Wednesday, September 27, 2017
Bishops and Their Councils and Conferences. . .
Episcopal Conferences seem to have a status greater than individual bishops and yet, they really have no specific theological stature. The Bishop of Rome claims status over the Universal Church and individual bishops, priests, and even deacons have status over specific locales but Episcopal Conferences? So what does this mean, practically speaking. If a majority of bishops in a national episcopal conference decide something, then that obviously has greater import and priority over individual bishops and dioceses, right? Well, even if it does, why? Why does a conference of bishops have greater authority, status, or jurisdiction over the local bishop? It seems to me an invention without real status or authority but yet it certainly acts as if it had such authority and status.

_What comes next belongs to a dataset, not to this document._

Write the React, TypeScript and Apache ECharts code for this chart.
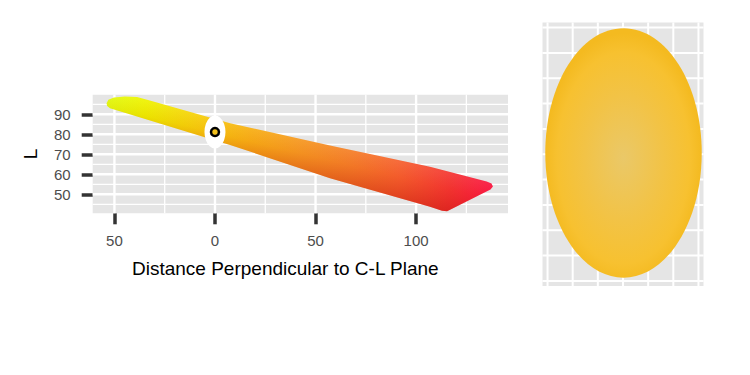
import React, { useEffect, useRef } from "react";
import * as echarts from "echarts";

// ---------- left panel data ----------
const xTickValues = [-50, 0, 50, 100];
const xMinorValues = [-25, 25, 75, 125];
const yTickValues = [50, 60, 70, 80, 90];
const yMinorValues = [45, 55, 65, 75, 85, 95];
const xRange = [-60.8, 145.7];
const yRange = [40.5, 99.8];

// outline of the gamut band (distance, L)
const bandX = [-53.9, -53.0, -50.2, -44.8, -38.8, -33.3, 7.5, 57.2, 106.9, 135.1, 137.5, 138.2, 137.0, 115.4, 112.9, 106.9, 57.2, 7.5, -52.2, -53.6];
const bandY = [95.5, 97.3, 98.4, 98.9, 98.7, 97.2, 85.5, 74.4, 63.8, 56.4, 55.4, 53.9, 52.4, 41.5, 41.8, 43.8, 58.0, 74.7, 93.0, 94.2];

// highlighted colour point
const markerPoint = [0, 81.15];

// ---------- right panel data ----------
const rightXLines = [-3, -2, -1, 0, 1, 2, 3];
const rightYLines = [-5, -4, -3, -2, -1, 0, 1, 2, 3, 4, 5];
const rightXRange = [-3.2, 3.2];
const rightYRange = [-5.2, 5.2];
const ellipseCenter = [0.02, 0.05];
const ellipseRadii = [3.11, 4.92];

const FONT = "'Liberation Sans', Arial, Helvetica, sans-serif";

function gridLineSeries(values: number[], orient: "v" | "h", width: number, idx: number, mid: number) {
  return {
    type: "custom",
    xAxisIndex: idx,
    yAxisIndex: idx,
    silent: true,
    z: 1,
    data: values.map((v) => (orient === "v" ? [v, mid] : [mid, v])),
    renderItem: (params: any, api: any) => {
      const cs = params.coordSys;
      const p = api.coord([api.value(0), api.value(1)]);
      if (orient === "v") {
        return {
          type: "line",
          shape: { x1: p[0], y1: cs.y, x2: p[0], y2: cs.y + cs.height },
          style: { stroke: "#ffffff", lineWidth: width },
        };
      }
      return {
        type: "line",
        shape: { x1: cs.x, y1: p[1], x2: cs.x + cs.width, y2: p[1] },
        style: { stroke: "#ffffff", lineWidth: width },
      };
    },
  };
}

export default function App() {
  const ref = useRef<HTMLDivElement>(null);

  useEffect(() => {
    if (!ref.current) return;
    const chart = echarts.init(ref.current, undefined, { renderer: "svg" });
    const bandPoints = bandX.map((x, i) => [x, bandY[i]]);

    const option: any = {
      animation: false,
      backgroundColor: "#ffffff",
      textStyle: { fontFamily: FONT },
      grid: [
        { left: 92.7, top: 94.7, width: 415.3, height: 118.6, show: true, backgroundColor: "#e5e5e5", borderWidth: 0 },
        { left: 542.5, top: 22.5, width: 161, height: 263.5, show: true, backgroundColor: "#e5e5e5", borderWidth: 0 },
      ],
      xAxis: [
        {
          type: "value",
          gridIndex: 0,
          position: "bottom",
          min: xRange[0],
          max: xRange[1],
          axisLine: { show: false, onZero: false },
          splitLine: { show: false },
          axisTick: { show: true, customValues: xTickValues, length: 11, lineStyle: { color: "#333333", width: 3.5 } },
          axisLabel: {
            customValues: xTickValues,
            formatter: (v: number) => String(Math.abs(v)),
            margin: 20,
            fontSize: 15,
            color: "#4d4d4d",
            fontFamily: FONT,
          },
        },
        {
          type: "value",
          gridIndex: 1,
          min: rightXRange[0],
          max: rightXRange[1],
          show: false,
        },
      ],
      yAxis: [
        {
          type: "value",
          gridIndex: 0,
          position: "left",
          min: yRange[0],
          max: yRange[1],
          name: "L",
          nameLocation: "middle",
          nameGap: 53,
          nameTextStyle: { fontSize: 19, color: "#000000", fontFamily: FONT },
          axisLine: { show: false, onZero: false },
          splitLine: { show: false },
          axisTick: { show: true, customValues: yTickValues, length: 11, lineStyle: { color: "#333333", width: 3.5 } },
          axisLabel: { customValues: yTickValues, margin: 22, fontSize: 15, color: "#4d4d4d", fontFamily: FONT },
        },
        {
          type: "value",
          gridIndex: 1,
          min: rightYRange[0],
          max: rightYRange[1],
          show: false,
        },
      ],
      graphic: [
        {
          type: "text",
          left: 132,
          top: 259,
          style: {
            text: "Distance Perpendicular to C-L Plane",
            fontSize: 19,
            fill: "#000000",
            fontFamily: FONT,
          },
        },
      ],
      series: [
        gridLineSeries(xMinorValues, "v", 1.3, 0, 70),
        gridLineSeries(yMinorValues, "h", 1.3, 0, 40),
        gridLineSeries(xTickValues, "v", 2.4, 0, 70),
        gridLineSeries(yTickValues, "h", 2.4, 0, 40),
        gridLineSeries(rightXLines, "v", 2, 1, 0),
        gridLineSeries(rightYLines, "h", 2, 1, 0),
        {
          type: "custom",
          xAxisIndex: 0,
          yAxisIndex: 0,
          silent: true,
          z: 2,
          data: bandPoints,
          renderItem: (params: any, api: any) => {
            if (params.dataIndex !== 0) return null;
            const pts = bandPoints.map((p) => api.coord(p));
            const a = api.coord([bandX[0], 80]);
            const b = api.coord([bandX[11], 80]);
            const main = new echarts.graphic.LinearGradient(
              a[0], 0, b[0], 0,
              [
                { offset: 0, color: "#e2ff12" },
                { offset: 0.1, color: "#eef200" },
                { offset: 0.24, color: "#f7d00c" },
                { offset: 0.37, color: "#f8b216" },
                { offset: 0.5, color: "#f69a22" },
                { offset: 0.63, color: "#f58028" },
                { offset: 0.76, color: "#f6602e" },
                { offset: 0.89, color: "#f43632" },
                { offset: 1, color: "#fa1440" },
              ],
              true
            );
            const t1 = api.coord([bandX[5], bandY[5]]);
            const t2 = api.coord([bandX[9], bandY[9]]);
            const dx = t2[0] - t1[0];
            const dy = t2[1] - t1[1];
            const len = Math.sqrt(dx * dx + dy * dy);
            const nx = -dy / len;
            const ny = dx / len;
            const s = api.coord([bandX[7], bandY[7]]);
            const e = [s[0] + nx * 36, s[1] + ny * 36];
            const shade = new echarts.graphic.LinearGradient(
              s[0], s[1], e[0], e[1],
              [
                { offset: 0, color: "rgba(255,255,255,0.06)" },
                { offset: 0.4, color: "rgba(190,0,0,0.06)" },
                { offset: 1, color: "rgba(180,0,0,0.34)" },
              ],
              true
            );
            return {
              type: "group",
              children: [
                { type: "polygon", shape: { points: pts, smooth: 0 }, style: { fill: main } },
                { type: "polygon", shape: { points: pts, smooth: 0 }, style: { fill: shade } },
              ],
            };
          },
        },
        {
          type: "scatter",
          xAxisIndex: 0,
          yAxisIndex: 0,
          silent: true,
          z: 3,
          symbol: "circle",
          symbolSize: [21, 33],
          itemStyle: { color: "#ffffff", opacity: 1 },
          data: [markerPoint],
        },
        {
          type: "scatter",
          xAxisIndex: 0,
          yAxisIndex: 0,
          silent: true,
          z: 4,
          symbol: "circle",
          symbolSize: 8,
          itemStyle: { color: "#f2c01c", borderColor: "#000000", borderWidth: 2.5, opacity: 1 },
          data: [markerPoint],
        },
        {
          type: "custom",
          xAxisIndex: 1,
          yAxisIndex: 1,
          silent: true,
          z: 2,
          data: [ellipseCenter],
          renderItem: (params: any, api: any) => {
            const c = api.coord([api.value(0), api.value(1)]);
            const sz = api.size(ellipseRadii);
            return {
              type: "ellipse",
              shape: { cx: c[0], cy: c[1], rx: sz[0], ry: sz[1] },
              style: {
                fill: new echarts.graphic.RadialGradient(0.5, 0.52, 0.5, [
                  { offset: 0, color: "#eac868" },
                  { offset: 0.5, color: "#f2c346" },
                  { offset: 0.85, color: "#f7c130" },
                  { offset: 1, color: "#f4ba20" },
                ]),
              },
            };
          },
        },
      ],
    };

    chart.setOption(option);
    return () => chart.dispose();
  }, []);

  return (
    <div
      ref={ref}
      style={{ position: "absolute", left: 0, top: 0, width: 750, height: 375 }}
    />
  );
}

By now you are glazed over and wondering what kind of stuff I am putting in my coffee. Well, it does have reference to Lutheranism. Many, perhaps even most, Lutheran denominations have a form of an episcopal conference. It could be the Council of Presidents in the LCMS or the Bishop's Conference of the ELCA. I can understand how the individual District President or Synod Bishop has authority and jurisdiction. I am not sure where the idea of a council or conference of presidents or bishops came from? We Lutherans distinguish the President or Bishop from the pastor not by divine right but by human assignment of responsibility. So for us, there is no class distinction between bishops or presidents. It is a distinction of function or responsibility we have assigned to those pastors who have been elected to these offices. But doesn't a council or conference of presidents or bishops imply that this class distinction? Doesn't having such a group invest them with responsibilities and jurisdiction that our theology has not assigned?
I understand pastoral conferences since by our own definition (at least in Missouri) members of Synod are pastors and congregations. I am not sure how the ELCA describes this but I cannot imagine that clergy do not have similar status within their own structure and theology. Since we have both a congregational and a ministerial identity and status, it is logical that a pastor's conference represents a relative consensus of those who are members of the Synod. But what about bishops or presidents councils or conferences?
Don't get me wrong, I am not necessary opposed to them. In fact, I can see how they might function for good. My question involves not their advisability but the theology of it all and how we both invest and justify the authority, responsibility, and jurisdiction we place in them. It may well be that these are simply anomalies. They are not really anything -- that is, anything more or less than we want them to be. I suspect that Rome would like them to have more than this kind of identity and I think we Lutherans would prefer some sort of legitimacy as well. That is why I ask the question. What is the theological status, authority, and jurisdiction we assign to national groups such as episcopal conferences or councils of [district] presidents? If someone could enlighten me, I would appreciate it.